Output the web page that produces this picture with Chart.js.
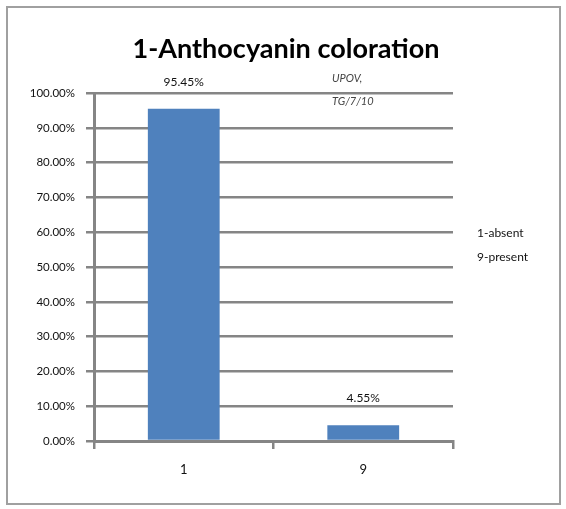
<!DOCTYPE html>
<html>
<head>
<meta charset="utf-8">
<script src="https://cdn.jsdelivr.net/npm/chart.js@4.4.0/dist/chart.umd.min.js"></script>
<style>
html,body{margin:0;padding:0;background:#fff;}
#wrap{position:relative;width:566px;height:509px;}
</style>
</head>
<body>
<div id="wrap"><canvas id="c" width="566" height="509"></canvas></div>
<script>
const categories = ['1', '9'];
const values = [0.9545, 0.0455];
const valueLabels = ['95.45%', '4.55%'];
const yTicks = [0, 0.1, 0.2, 0.3, 0.4, 0.5, 0.6, 0.7, 0.8, 0.9, 1.0];
const titleText = '1-Anthocyanin coloration';
const noteLines = ['UPOV,', 'TG/7/10'];
const legendLines = ['1-absent', '9-present'];

const FONT = 'Lato, "Open Sans", sans-serif';

const decor = {
  id: 'decor',
  beforeDraw(chart) {
    const ctx = chart.ctx;
    ctx.save();
    ctx.fillStyle = '#fff';
    ctx.fillRect(0, 0, chart.width, chart.height);
    ctx.strokeStyle = '#a0a0a0';
    ctx.lineWidth = 2;
    ctx.strokeRect(7, 7, 553, 497);
    ctx.restore();
  },
  afterDraw(chart) {
    const ctx = chart.ctx;
    ctx.save();
    // title
    ctx.fillStyle = '#000';
    ctx.font = 'bold 27px ' + FONT;
    ctx.textAlign = 'center';
    ctx.textBaseline = 'middle';
    ctx.fillText(titleText, 286, 49);
    // value labels
    ctx.font = '12px ' + FONT;
    ctx.fillStyle = '#111';
    const meta = chart.getDatasetMeta(0);
    meta.data.forEach((bar, i) => {
      ctx.fillText(valueLabels[i], bar.x, bar.y - 27);
    });
    // note
    ctx.font = 'italic 11px ' + FONT;
    ctx.fillStyle = '#444';
    ctx.textAlign = 'left';
    ctx.fillText(noteLines[0], 332, 78);
    ctx.fillText(noteLines[1], 332, 101);
    // legend text
    ctx.font = '12px ' + FONT;
    ctx.fillStyle = '#111';
    ctx.fillText(legendLines[0], 477, 233);
    ctx.fillText(legendLines[1], 477, 257);
    ctx.restore();
  }
};

new Chart(document.getElementById('c'), {
  type: 'bar',
  data: {
    labels: categories,
    datasets: [{
      data: values,
      backgroundColor: '#4f81bd',
      borderWidth: 0,
      categoryPercentage: 1.0,
      barPercentage: 0.4
    }]
  },
  options: {
    responsive: false,
    animation: false,
    events: [],
    layout: { padding: { left: 0, right: 113, top: 93, bottom: 0 } },
    plugins: {
      legend: { display: false },
      title: { display: false },
      tooltip: { enabled: false }
    },
    scales: {
      x: {
        afterFit(scale) { scale.height = 68; },
        grid: {
          drawOnChartArea: false,
          drawTicks: true,
          tickLength: 8,
          color: '#858585',
          lineWidth: 2.5,
          offset: true
        },
        border: { color: '#858585', width: 3 },
        ticks: {
          color: '#111',
          font: { family: FONT, size: 13 },
          padding: 13
        }
      },
      y: {
        min: 0,
        max: 1,
        afterFit(scale) { scale.width = 94; },
        afterBuildTicks(scale) { scale.ticks = yTicks.map(v => ({ value: v })); },
        grid: {
          color: '#858585',
          lineWidth: 2.5,
          tickLength: 8,
          drawTicks: true
        },
        border: { color: '#858585', width: 3 },
        ticks: {
          color: '#111',
          font: { family: FONT, size: 11.5 },
          padding: 11,
          callback: (v) => (v * 100).toFixed(2) + '%'
        }
      }
    }
  },
  plugins: [decor]
});
</script>
</body>
</html>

* [PROBLEM TO SOLVE] Repeat the data exactly, excluding the pictures.

* [ANSWER FOR THE TASK]
Output the web page that produces this picture with Chart.js.
<!DOCTYPE html>
<html>
<head>
<meta charset="utf-8">
<script src="https://cdn.jsdelivr.net/npm/chart.js@4.4.0/dist/chart.umd.min.js"></script>
<style>
html,body{margin:0;padding:0;background:#fff;}
#wrap{position:relative;width:566px;height:509px;}
</style>
</head>
<body>
<div id="wrap"><canvas id="c" width="566" height="509"></canvas></div>
<script>
const categories = ['1', '9'];
const values = [0.9545, 0.0455];
const valueLabels = ['95.45%', '4.55%'];
const yTicks = [0, 0.1, 0.2, 0.3, 0.4, 0.5, 0.6, 0.7, 0.8, 0.9, 1.0];
const titleText = '1-Anthocyanin coloration';
const noteLines = ['UPOV,', 'TG/7/10'];
const legendLines = ['1-absent', '9-present'];

const FONT = 'Lato, "Open Sans", sans-serif';

const decor = {
  id: 'decor',
  beforeDraw(chart) {
    const ctx = chart.ctx;
    ctx.save();
    ctx.fillStyle = '#fff';
    ctx.fillRect(0, 0, chart.width, chart.height);
    ctx.strokeStyle = '#a0a0a0';
    ctx.lineWidth = 2;
    ctx.strokeRect(7, 7, 553, 497);
    ctx.restore();
  },
  afterDraw(chart) {
    const ctx = chart.ctx;
    ctx.save();
    // title
    ctx.fillStyle = '#000';
    ctx.font = 'bold 27px ' + FONT;
    ctx.textAlign = 'center';
    ctx.textBaseline = 'middle';
    ctx.fillText(titleText, 286, 49);
    // value labels
    ctx.font = '12px ' + FONT;
    ctx.fillStyle = '#111';
    const meta = chart.getDatasetMeta(0);
    meta.data.forEach((bar, i) => {
      ctx.fillText(valueLabels[i], bar.x, bar.y - 27);
    });
    // note
    ctx.font = 'italic 11px ' + FONT;
    ctx.fillStyle = '#444';
    ctx.textAlign = 'left';
    ctx.fillText(noteLines[0], 332, 78);
    ctx.fillText(noteLines[1], 332, 101);
    // legend text
    ctx.font = '12px ' + FONT;
    ctx.fillStyle = '#111';
    ctx.fillText(legendLines[0], 477, 233);
    ctx.fillText(legendLines[1], 477, 257);
    ctx.restore();
  }
};

new Chart(document.getElementById('c'), {
  type: 'bar',
  data: {
    labels: categories,
    datasets: [{
      data: values,
      backgroundColor: '#4f81bd',
      borderWidth: 0,
      categoryPercentage: 1.0,
      barPercentage: 0.4
    }]
  },
  options: {
    responsive: false,
    animation: false,
    events: [],
    layout: { padding: { left: 0, right: 113, top: 93, bottom: 0 } },
    plugins: {
      legend: { display: false },
      title: { display: false },
      tooltip: { enabled: false }
    },
    scales: {
      x: {
        afterFit(scale) { scale.height = 68; },
        grid: {
          drawOnChartArea: false,
          drawTicks: true,
          tickLength: 8,
          color: '#858585',
          lineWidth: 2.5,
          offset: true
        },
        border: { color: '#858585', width: 3 },
        ticks: {
          color: '#111',
          font: { family: FONT, size: 13 },
          padding: 13
        }
      },
      y: {
        min: 0,
        max: 1,
        afterFit(scale) { scale.width = 94; },
        afterBuildTicks(scale) { scale.ticks = yTicks.map(v => ({ value: v })); },
        grid: {
          color: '#858585',
          lineWidth: 2.5,
          tickLength: 8,
          drawTicks: true
        },
        border: { color: '#858585', width: 3 },
        ticks: {
          color: '#111',
          font: { family: FONT, size: 11.5 },
          padding: 11,
          callback: (v) => (v * 100).toFixed(2) + '%'
        }
      }
    }
  },
  plugins: [decor]
});
</script>
</body>
</html>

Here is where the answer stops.